Judging by the budget President Obama finally got around to filing a couple weeks ago, he has big plans for that money, not to mention the money of our children and our grandchildren, too.
In Texas, we're dedicated to the idea that money does more good in the hands of taxpayers than in the hands of government.
That's why we consistently hold the line against calls for more taxes and insist upon balancing the budget the right way, by limiting spending.
If you're new to Texas this year, and with our population growing by 1,000 a day, I know a lot of people are, you can stop trying to file your state income taxes because you don't owe any.
Our low tax burden is one of the main reasons Texas has been such an attractive destination for people chasing their ambitions, employers and employees alike.
Our dedication to low taxes, reasonable regulations, fair courts and cultivating a world-class workforce has helped our state become the epicenter for job creation over the last decade.
If we're going to keep it that way, however, we need to continue working hard to make it easier for businesses of all sizes, from garage-office startups to Fortune 500 firms to thrive and excel in the Lone Star State.

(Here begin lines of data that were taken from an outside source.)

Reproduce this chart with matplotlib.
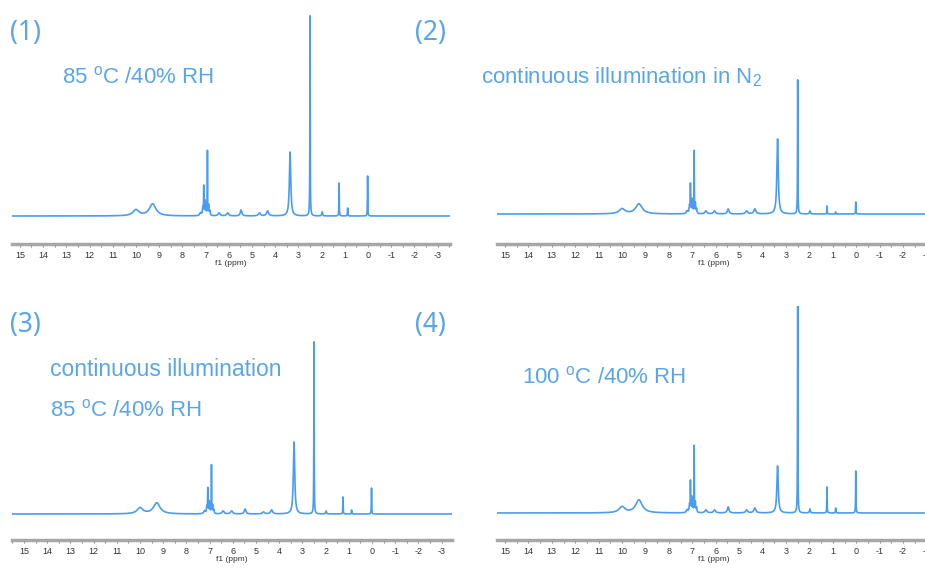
import numpy as np
import matplotlib
matplotlib.use('Agg')
import matplotlib.pyplot as plt
from matplotlib.ticker import MultipleLocator

plt.rcParams['font.family'] = ['Liberation Sans', 'DejaVu Sans']
plt.rcParams['axes.unicode_minus'] = False
plt.rcParams['mathtext.fontset'] = 'custom'
plt.rcParams['mathtext.rm'] = 'Liberation Sans'

LINE = '#4a9cf0'
TEXT = '#5aa5ea'

# peak list (ppm), half widths (ppm)
shifts = [10.0, 9.28, 7.22, 7.12, 7.08, 7.03, 6.98, 6.92, 6.87, 6.82,
          6.42, 6.05, 5.47, 4.68, 4.33, 3.36, 2.50, 1.98, 1.25, 0.88, 0.02]
widths = [0.15, 0.17, 0.04, 0.02, 0.008, 0.012, 0.012, 0.006, 0.012, 0.02,
          0.05, 0.05, 0.04, 0.05, 0.05, 0.035, 0.008, 0.02, 0.008, 0.01, 0.008]

# peak heights for each sample
heights_1 = [6, 12, 3, 8, 28, 14, 12, 64, 10, 5, 3, 3, 6, 3, 5, 64, 200, 4, 33, 8, 40]
heights_2 = [5, 10, 3, 8, 28, 14, 12, 62, 10, 5, 3, 3, 5, 3, 5, 75, 134, 3, 8, 2, 12]
heights_3 = [6, 11, 3, 7, 24, 12, 10, 48, 8, 4, 3, 3, 5, 2, 4, 72, 172, 3, 17, 4, 26]
heights_4 = [6, 13, 3, 8, 30, 15, 12, 66, 10, 5, 3, 3, 6, 3, 5, 47, 215, 4, 26, 5, 42]

W, H = 925, 571
fig = plt.figure(figsize=(W / 100, H / 100), dpi=100)


def spectrum(ppm, heights):
    y = np.zeros_like(ppm)
    for c, h, w in zip(shifts, heights, widths):
        y += h / (1 + ((ppm - c) / w) ** 2)
    return y


def panel(left, right, axis_y, base_y, ppm_left, ppm_right, heights):
    top_y = axis_y - 234
    ax = fig.add_axes([left / W, 1 - axis_y / H, (right - left) / W, 234 / H])
    ppm = np.linspace(ppm_left, ppm_right, 60000)
    ax.plot(ppm, spectrum(ppm, heights), color=LINE, lw=1.2)
    ax.set_xlim(ppm_left, ppm_right)
    ax.set_ylim(-(axis_y - base_y), base_y - top_y)
    for s in ['left', 'top', 'right']:
        ax.spines[s].set_visible(False)
    ax.spines['bottom'].set_color('#a8a8a8')
    ax.spines['bottom'].set_linewidth(2.5)
    ax.set_yticks([])
    ax.xaxis.set_major_locator(MultipleLocator(1))
    ax.xaxis.set_minor_locator(MultipleLocator(0.5))
    ax.tick_params(axis='x', which='both', length=2.5, width=0.8, color='#888888',
                   labelsize=6.5, labelcolor='#333333', pad=2.5)
    ax.set_xlabel('f1 (ppm)', fontsize=6, color='#333333', labelpad=0)
    ax.patch.set_alpha(0)
    return ax


panel(12, 450, 244, 216, 15.34, -3.53, heights_1)
panel(497, 930, 244, 214, 15.34, -3.15, heights_2)
panel(12, 452, 540, 514, 15.52, -3.45, heights_3)
panel(497, 930, 540, 513, 15.34, -3.15, heights_4)


def label(x, y, s, size, **kw):
    fig.text(x / W, 1 - y / H, s, fontsize=size, color=TEXT, va='center', ha='left', **kw)


deg = r'$^{\mathrm{o}}$'
num_font = ['Noto Sans', 'DejaVu Sans']
label(10, 33, '(1)', 19, family=num_font, fontweight='light')
label(415, 33, '(2)', 19, family=num_font, fontweight='light')
label(10, 325, '(3)', 19, family=num_font, fontweight='light')
label(415, 325, '(4)', 19, family=num_font, fontweight='light')
label(62, 77, '85 ' + deg + 'C /40% RH', 16)
label(481, 77, r'continuous illumination in N$_2$', 16)
label(50, 370, 'continuous illumination', 16.5)
label(50, 410, '85 ' + deg + 'C /40% RH', 16)
label(522, 377, '100 ' + deg + 'C /40% RH', 16)

fig.savefig('out.png', dpi=100)
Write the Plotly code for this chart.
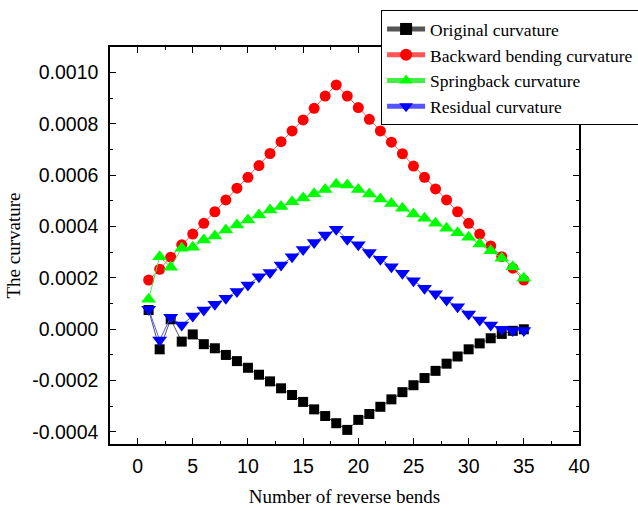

To that end, today I am calling for a collection of tax cuts, focused on relieving the burden on employers in our state, leaving them with more of their own money to invest in new equipment and to hire new workers.
To begin with, I'm calling for a five percent, across-the-board cut to existing franchise tax rates.
This will apply to every business, large or small, currently paying the franchise tax.
Secondly, I'm calling for a million-dollar business tax deduction for any company with annual total revenue of $20 million dollars or less.
This effectively makes permanent the temporary $1 million franchise tax exemption we've been passing session after session.
It also greatly lessens the burden on companies that barely missed the cut on that exemption.
In total, this deduction will keep close to $1 billion in the hands of small and medium-sized companies to add more workers and equipment.
I'd also like to see a rate deduction for companies that cut down on paperwork by utilizing our EZ File system.
I'm also proposing to make Texas even more appealing to outside businesses by allowing firms to deduct the cost of moving to the Lone Star State.
These moves will contribute to a climate of job-creation and continued prosperity for all Texans.